**Task prompt**
The lines from the top of the material through the line with "(10,13) -- (1130,13);" are to be set down exactly. Leave the pictures out.

================================

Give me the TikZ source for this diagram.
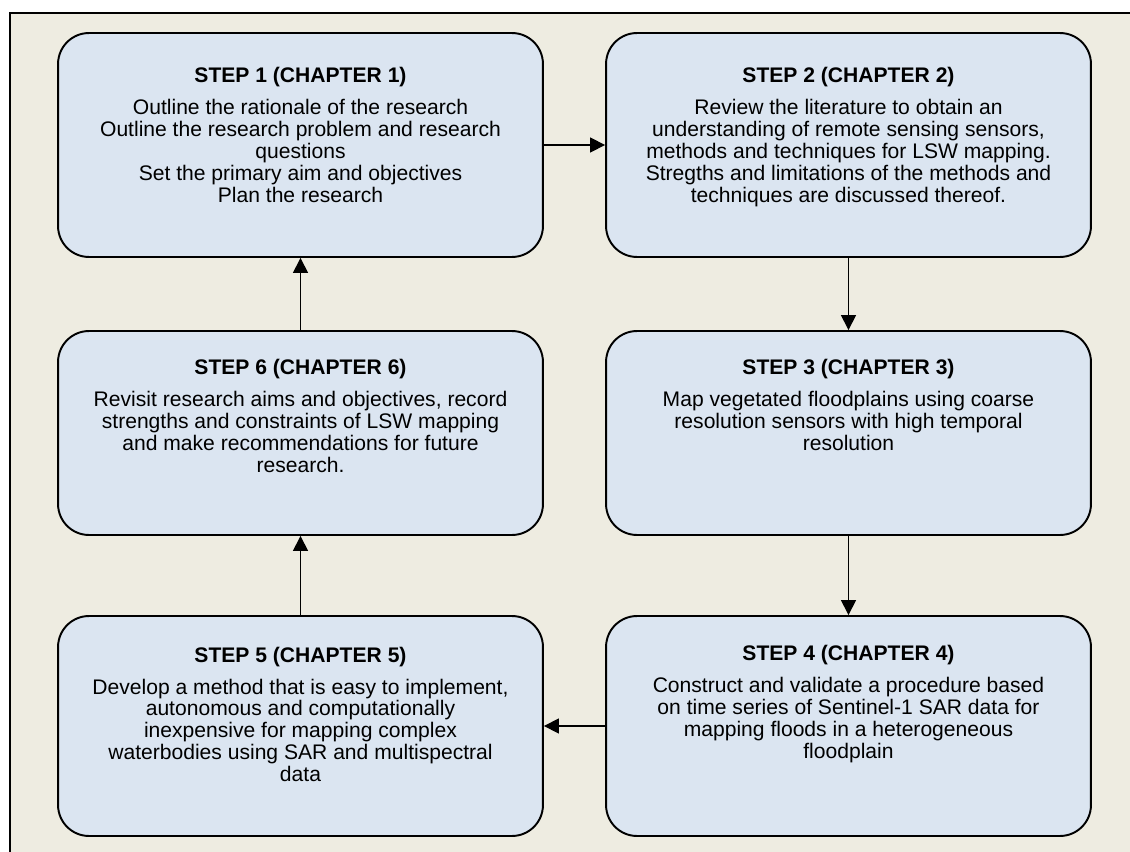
\documentclass[tikz,border=0pt]{standalone}
\usepackage{fontspec}
\setmainfont{Liberation Sans}
\usetikzlibrary{arrows.meta}
\definecolor{paper}{HTML}{EEECE1}
\definecolor{boxfill}{HTML}{DBE5F1}
% box text: height, top gap, title, body
\newcommand{\stepcontent}[4]{\parbox[c][#1][t]{9.4cm}{\centering\fontsize{12}{12.5}\selectfont
  \vspace*{#2}\textbf{#3}\par\vspace{5.7pt}#4\par}}

\begin{document}
\begin{tikzpicture}[x=0.02cm, y=-0.02cm,
    stepbox/.style={draw, fill=boxfill, line width=1.1pt, rounded corners=0.62cm,
      inner xsep=0.15cm, inner ysep=0pt},
    flow/.style={line width=0.85pt, -{Triangle[length=8.5pt,width=8.5pt]}}]
			%%%%% START %%%%%
			\useasboundingbox (0,0) rectangle (1130,852);
			\fill[paper] (10,13) rectangle (1130,852);
			\draw[line width=0.6pt] (10,852) -- (10,13) -- (1130,13);
			
			\node[stepbox] (s1) at (300.5,145) {\stepcontent{4.48cm}{19.6pt}{STEP 1 (CHAPTER 1)}{Outline the rationale of the research\\ Outline the research problem and research\\ questions\\ Set the primary aim and objectives\\ Plan the research}};
			\node[stepbox] (s2) at (848.5,145) {\stepcontent{4.48cm}{19.6pt}{STEP 2 (CHAPTER 2)}{Review the literature to obtain an\\ understanding of remote sensing sensors,\\ methods and techniques for LSW mapping.\\ Stregths and limitations of the methods and\\ techniques are discussed thereof.}};
			
			\node[stepbox] (s6) at (300.5,433) {\stepcontent{4.08cm}{16.3pt}{STEP 6 (CHAPTER 6)}{Revisit research aims and objectives, record\\ strengths and constraints of LSW mapping\\ and make recommendations for future\\ research.}};
			\node[stepbox] (s3) at (848.5,433) {\stepcontent{4.08cm}{16.3pt}{STEP 3 (CHAPTER 3)}{Map vegetated floodplains using coarse\\ resolution sensors with high temporal\\ resolution}};
			
			\node[stepbox] (s5) at (300.5,726) {\stepcontent{4.4cm}{17.5pt}{STEP 5 (CHAPTER 5)}{Develop a method that is easy to implement,\\ autonomous and computationally\\ inexpensive for mapping complex\\ waterbodies using SAR and multispectral\\ data}};
			\node[stepbox] (s4) at (848.5,726) {\stepcontent{4.4cm}{16.5pt}{STEP 4 (CHAPTER 4)}{Construct and validate a procedure based\\ on time series of Sentinel-1 SAR data for\\ mapping floods in a heterogeneous\\ floodplain}};
			
			\draw[flow] (s1) -- (s2);
			\draw[flow] (s2) -- (s3);
			\draw[flow] (s3) -- (s4);
			\draw[flow] (s4) -- (s5);
			\draw[flow] (s5) -- (s6);
			\draw[flow] (s6) -- (s1);
			%%%%% END %%%%%
\end{tikzpicture}
\end{document}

================================

**The reply**
Give me the TikZ source for this diagram.
\documentclass[tikz,border=0pt]{standalone}
\usepackage{fontspec}
\setmainfont{Liberation Sans}
\usetikzlibrary{arrows.meta}
\definecolor{paper}{HTML}{EEECE1}
\definecolor{boxfill}{HTML}{DBE5F1}
% box text: height, top gap, title, body
\newcommand{\stepcontent}[4]{\parbox[c][#1][t]{9.4cm}{\centering\fontsize{12}{12.5}\selectfont
  \vspace*{#2}\textbf{#3}\par\vspace{5.7pt}#4\par}}

\begin{document}
\begin{tikzpicture}[x=0.02cm, y=-0.02cm,
    stepbox/.style={draw, fill=boxfill, line width=1.1pt, rounded corners=0.62cm,
      inner xsep=0.15cm, inner ysep=0pt},
    flow/.style={line width=0.85pt, -{Triangle[length=8.5pt,width=8.5pt]}}]
			%%%%% START %%%%%
			\useasboundingbox (0,0) rectangle (1130,852);
			\fill[paper] (10,13) rectangle (1130,852);
			\draw[line width=0.6pt] (10,852) -- (10,13) -- (1130,13);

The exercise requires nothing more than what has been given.